Num sentido emocional, os videogames transformam-se num substituto para realizações no mundo real. E porque muitos jogos têm um componente social, eles igualmente satisfazem a necessidade por algum tipo da comunidade.
Jogando versus jogado
Certa vez, eu entrevistei um jovem que conseguiu navegar com êxito na nova economia digital. Ele exemplifica o que é preciso para ter sucesso no mundo de hoje: ser automotivado, empreendedor e disposto a assumir riscos.
Ele fundou uma empresa que vende autopeças personalizadas que ele fabrica em Taiwan. Ele também é um futurista amador, observando tendências e fazendo previsões.
Como muitos, ele vê os dias de hoje como um período de oportunidades incomparáveis para aqueles com as habilidades e o caráter para fazer acontecer. Mas para aqueles que não satisfazem esses critérios, ele considera que não é tão ruim assim.
Ele postula que, num futuro próximo, uma pessoa pode passar seus dias na realidade virtual sem se preocupar com a miséria em que possivelmente vive e se sobreviver com bebidas proteicas relativamente baratas e fáceis de preparar.
Em sua concepção, esta não seria uma visão distópica.
Habitação de bem-estar social, ou mesmo viver nas ruas, pode ser uma existência palatável se é possível pôr um smartphone diante do rosto e ser qualquer coisa e estar em qualquer lugar e com qualquer um.
A maioria das pessoas, no entanto, provavelmente se questionaria sobre a dignidade desse tipo de vida. Isso poderia até levá-los a perguntar: “O que significa a existência humana se estamos reduzidos à distração digital sem fim?”
Nós tornamos o mais fácil e desavergonhado possível satisfazer nossos desejos mais básicos e fizemos isso tão bem que economistas estão trabalhando para medir o impacto disso na oferta de trabalho.

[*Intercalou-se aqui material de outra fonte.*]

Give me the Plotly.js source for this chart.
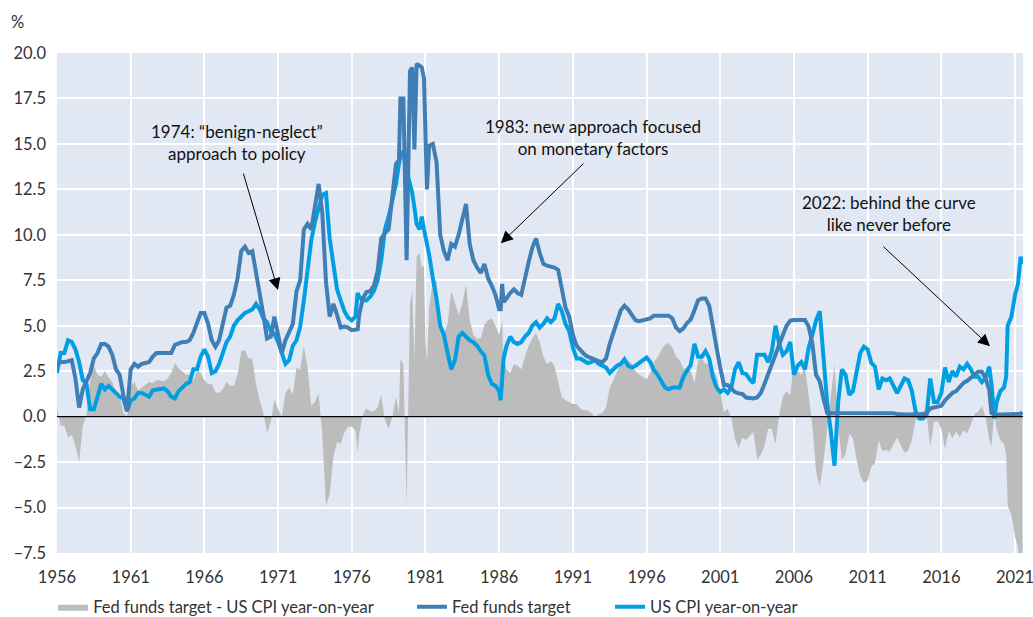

Isso deveria nos dar algo para pensar.
É considerado antiquado e quase ofensivo hoje falar sobre moral ou autocontrole. Vivemos numa época em que a felicidade é sua própria recompensa ou um fim em si mesmo, e se você pode obtê-la barata sem prejudicar ninguém, estamos em geral satisfeitos.
Mas é aí que a realidade virtual não satisfaz.
Porque ela é mais como uma droga do que uma satisfação significativa, mais distração do que alegria real. Pior, a realidade virtual pode até mesmo danificar o caráter de nossa sociedade.
Pesquisas sobre os impactos neurológicos dos videogames descobriram que jogadores sofrem de níveis baixos de compaixão e têm cérebros menos desenvolvidos.
Enquanto isso, o neurocientista Richard Davidson, da Universidade de Wisconsin, usou máquinas e sensores de ressonância magnética para fazer pesquisas com praticantes de meditação, incluindo monges budistas.
Ele e outros descobriram que a tranquilidade que vem com a aspiração à compaixão está intimamente ligada ao contentamento e outras emoções positivas. De acordo com a mensuração da atividade cerebral, aqueles que abraçam o sofrimento como uma parte inevitável da vida e aspiram à iluminação são as pessoas mais felizes do mundo.
Enquanto podemos ridicularizar os jovens que passam seus dias jogando videogames no porão dos pais, é importante que façamos mais do que pesar o custo econômico dos trabalhadores perdidos. Precisamos considerar como nossa sociedade não conseguiu convencer essas pessoas de que este mundo tem seu valor e que vale a pena fazer um esforço para ser uma parte dele.
Porque se não pararmos para olhar para o mundo que estamos criando e para as alternativas que estamos oferecendo àqueles que não querem, o porão que cada geração desce pode ser mais profundo e mais escuro do que aquele que o precedeu.